The Ministry of Ports, Shipping and Waterways led by Mansukh Mandaviya had opposed the privatisation of Shipping Corporation of India Ltd (SCI), its comments to the Cabinet note on the subject shows.
Though the Ministry’s stand was overruled by the Cabinet when it cleared the new public sector enterprises policy on January 27, this revelation shines light on the varying views within the government on the sale of state-run firms.
In its comments, the Shipping Ministry had reportedly sought a “review” of the earlier decision to go for a strategic sale of SCI with transfer of management control, arguing that “there is a dire need to treat Indian shipping as a strategic sector and to ensure adequate policy interventions to make it grow considering its strategic importance for economic development, energy security as well as national security”.

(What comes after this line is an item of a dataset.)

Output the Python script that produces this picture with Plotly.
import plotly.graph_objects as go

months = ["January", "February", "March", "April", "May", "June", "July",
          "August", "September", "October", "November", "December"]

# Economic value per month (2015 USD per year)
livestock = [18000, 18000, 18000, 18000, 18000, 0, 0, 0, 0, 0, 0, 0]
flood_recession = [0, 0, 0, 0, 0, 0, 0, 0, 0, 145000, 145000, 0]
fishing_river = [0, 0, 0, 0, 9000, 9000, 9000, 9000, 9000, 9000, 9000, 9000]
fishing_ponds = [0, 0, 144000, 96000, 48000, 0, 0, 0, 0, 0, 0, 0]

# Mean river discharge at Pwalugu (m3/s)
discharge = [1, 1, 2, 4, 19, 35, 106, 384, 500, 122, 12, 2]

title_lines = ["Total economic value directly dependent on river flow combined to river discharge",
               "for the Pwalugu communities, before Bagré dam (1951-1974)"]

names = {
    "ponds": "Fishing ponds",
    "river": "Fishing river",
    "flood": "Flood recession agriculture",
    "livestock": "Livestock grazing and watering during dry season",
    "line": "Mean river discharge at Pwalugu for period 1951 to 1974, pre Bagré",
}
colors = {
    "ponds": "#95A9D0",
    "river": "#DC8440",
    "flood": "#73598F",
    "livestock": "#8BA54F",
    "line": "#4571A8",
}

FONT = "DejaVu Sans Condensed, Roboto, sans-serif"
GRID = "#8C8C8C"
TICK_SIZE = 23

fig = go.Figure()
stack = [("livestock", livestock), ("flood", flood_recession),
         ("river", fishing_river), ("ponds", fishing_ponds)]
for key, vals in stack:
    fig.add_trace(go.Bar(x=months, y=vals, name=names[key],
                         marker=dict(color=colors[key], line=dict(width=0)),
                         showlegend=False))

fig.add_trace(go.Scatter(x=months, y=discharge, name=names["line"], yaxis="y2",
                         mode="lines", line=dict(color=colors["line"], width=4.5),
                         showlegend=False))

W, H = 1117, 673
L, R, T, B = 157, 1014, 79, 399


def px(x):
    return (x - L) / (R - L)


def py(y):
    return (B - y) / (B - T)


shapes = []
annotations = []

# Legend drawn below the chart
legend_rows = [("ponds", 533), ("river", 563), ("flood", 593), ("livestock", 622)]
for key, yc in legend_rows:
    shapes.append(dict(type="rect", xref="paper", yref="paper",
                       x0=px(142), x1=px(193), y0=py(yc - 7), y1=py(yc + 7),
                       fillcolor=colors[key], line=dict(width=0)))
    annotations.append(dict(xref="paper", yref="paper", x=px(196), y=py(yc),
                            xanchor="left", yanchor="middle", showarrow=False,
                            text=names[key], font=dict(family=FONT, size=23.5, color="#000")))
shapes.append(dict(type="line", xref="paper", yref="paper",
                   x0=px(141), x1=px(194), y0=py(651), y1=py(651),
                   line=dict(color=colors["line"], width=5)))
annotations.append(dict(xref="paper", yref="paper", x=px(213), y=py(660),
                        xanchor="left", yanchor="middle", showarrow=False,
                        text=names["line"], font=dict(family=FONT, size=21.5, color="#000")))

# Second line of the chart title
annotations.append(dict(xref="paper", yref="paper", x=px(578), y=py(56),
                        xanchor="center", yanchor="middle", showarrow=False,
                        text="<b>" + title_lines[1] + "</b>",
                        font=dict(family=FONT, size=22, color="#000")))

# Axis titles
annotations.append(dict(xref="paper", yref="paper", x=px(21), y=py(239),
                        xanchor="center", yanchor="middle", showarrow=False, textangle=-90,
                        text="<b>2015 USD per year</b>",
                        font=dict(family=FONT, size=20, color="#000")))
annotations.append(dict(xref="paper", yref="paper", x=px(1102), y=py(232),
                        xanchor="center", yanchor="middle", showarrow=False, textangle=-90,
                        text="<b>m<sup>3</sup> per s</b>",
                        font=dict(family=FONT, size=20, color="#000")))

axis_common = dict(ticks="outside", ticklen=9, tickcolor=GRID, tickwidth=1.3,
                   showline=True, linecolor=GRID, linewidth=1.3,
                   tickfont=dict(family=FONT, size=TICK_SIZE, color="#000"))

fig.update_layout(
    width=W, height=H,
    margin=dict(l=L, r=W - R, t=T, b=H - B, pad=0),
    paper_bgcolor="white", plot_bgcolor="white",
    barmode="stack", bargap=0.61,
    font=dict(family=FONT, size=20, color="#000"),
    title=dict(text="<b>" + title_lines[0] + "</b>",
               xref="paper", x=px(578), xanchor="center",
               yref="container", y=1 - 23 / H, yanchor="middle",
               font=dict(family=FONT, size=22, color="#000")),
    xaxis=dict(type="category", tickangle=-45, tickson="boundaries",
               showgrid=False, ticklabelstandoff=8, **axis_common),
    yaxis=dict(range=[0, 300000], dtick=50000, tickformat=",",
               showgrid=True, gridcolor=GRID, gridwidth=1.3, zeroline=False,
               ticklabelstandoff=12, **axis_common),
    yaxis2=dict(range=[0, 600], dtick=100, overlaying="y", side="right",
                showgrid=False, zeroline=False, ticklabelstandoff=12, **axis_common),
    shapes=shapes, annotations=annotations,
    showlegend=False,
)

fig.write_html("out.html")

The merchant navy is considered as a second line of defence for the Indian Navy and thus Indian tonnage under government control shall be crucial from a national security perspective, the SCI had reportedly argued. The long coastline of 7,500 km and the worsening maritime security scenario in the oceans around Asia should also be considered, it had said.

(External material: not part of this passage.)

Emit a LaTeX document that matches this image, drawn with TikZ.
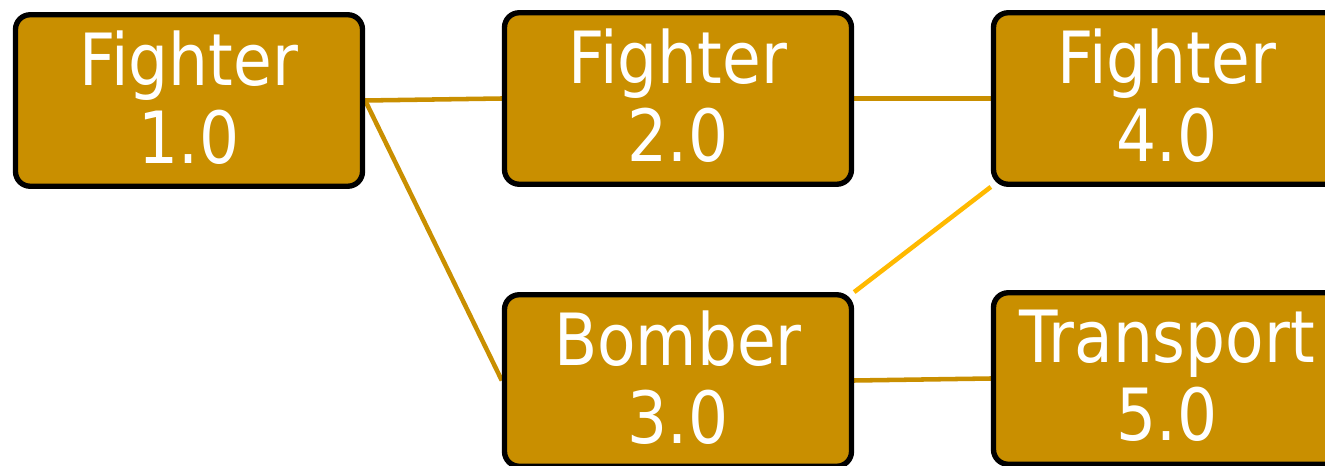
\documentclass[tikz,border=0pt]{standalone}
\usepackage{fontspec}
\setmainfont{DejaVu Sans}[FakeStretch=0.875]
\usetikzlibrary{backgrounds}
\definecolor{gold}{RGB}{201,143,0}
\definecolor{brightgold}{RGB}{255,185,0}
\tikzset{
  unitbox/.style={draw=black, line width=4pt, fill=gold, rounded corners=11pt,
    minimum width=347*0.75pt, minimum height=171.5*0.75pt, inner sep=0pt,
    text=white, align=center, text depth=4.5pt, font=\fontsize{54}{58.5}\selectfont},
  link/.style={draw=gold, line width=3.4pt},
  hilink/.style={draw=brightgold, line width=3.4pt}
}
\begin{document}
\begin{tikzpicture}[x=0.75pt,y=-0.75pt]
\useasboundingbox (0,0) rectangle (1325,466);
\node[unitbox] (f1) at (189,100.5) {Fighter\\1.0};
\node[unitbox] (f2) at (678,98.5) {Fighter\\2.0};
\node[unitbox] (f4) at (1167,98.5) {Fighter\\4.0};
\node[unitbox] (b3) at (678,380.5) {Bomber\\3.0};
\node[unitbox] (t5) at (1167,378.5) {Transport\\5.0};
\begin{scope}[on background layer]
\draw[link] (f1.east) -- (f2.west);
\draw[link] (f1.east) -- (b3.west);
\draw[link] (f2.east) -- (f4.west);
\draw[hilink] (b3.north east) -- (f4.south west);
\draw[link] (b3.east) -- (t5.west);
\end{scope}
\end{tikzpicture}
\end{document}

“In terms of national security, it’s imperative that a certain amount of Indian tonnage of merchant ships is owned by the government, which is the model followed by most maritime nations.

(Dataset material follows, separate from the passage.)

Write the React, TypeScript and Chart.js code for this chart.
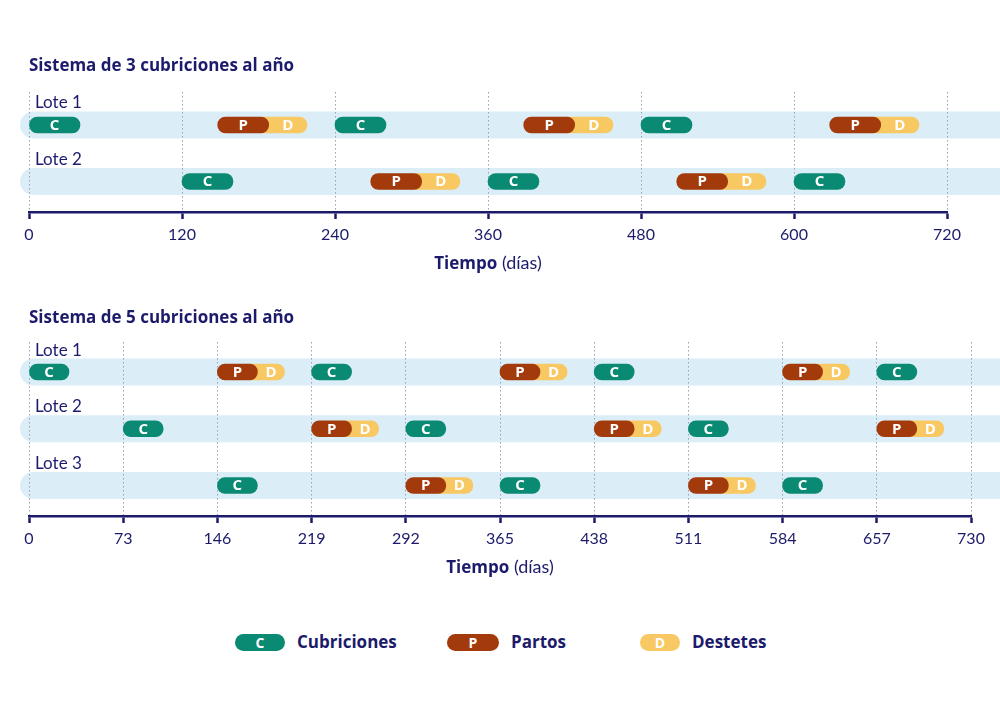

State-owned shipping companies are prominent amongst neighbouring countries/developing countries like China, Bangladesh, Pakistan, Russia, Nigeria and Iran. Leaving shipping to be completely driven by the private sector has major risks for the economy,” it had further said, citing the collapse of a few local private fleet owners in recent times.
Shipping is considered the backbone of international trade, and hence, very strategic for the economy. It can help fulfil the vision of a $5-trillion economy as well as of ‘Atmanirbhar Bharat’. Privatisation of SCI also goes against the government’s focus on increasing the Indian tonnage.
“This (growing the Indian fleet) has become imperative because shipping being a global industry, Indian shipping companies find it difficult to compete with foreign flag vessels. This is amply borne out by the steady decrease of the share of Indian flag ships in India’s EXIM trade to barely 8 per cent. This has ramifications for the freight charges being paid by Indian traders and the forex outgo on this account is estimated to be around $53 billion per annum,” the Ministry had asserted.
‘National Oil on National Ships’ has been a motto followed by China which owns the world’s third largest merchant fleet. India, for its energy security requirements, should also follow suit and ensure adequate Indian tonnage for meeting the energy requirements of the nation, both “in times of peace and in times of any disturbance,” the Ministry had said.
Drain on forex
Given that energy alone contributes to a major portion of India’s import bill, inadequate tonnage was adding to the drain on foreign exchange in terms of high freight rates, it had added.
Being India’s only PSU engaged in ocean transportation, “it follows that SCI is a strategic asset for the government and the Indian nation and its ownership with the government [should] be continued and strengthened, if possible,” it had summed up.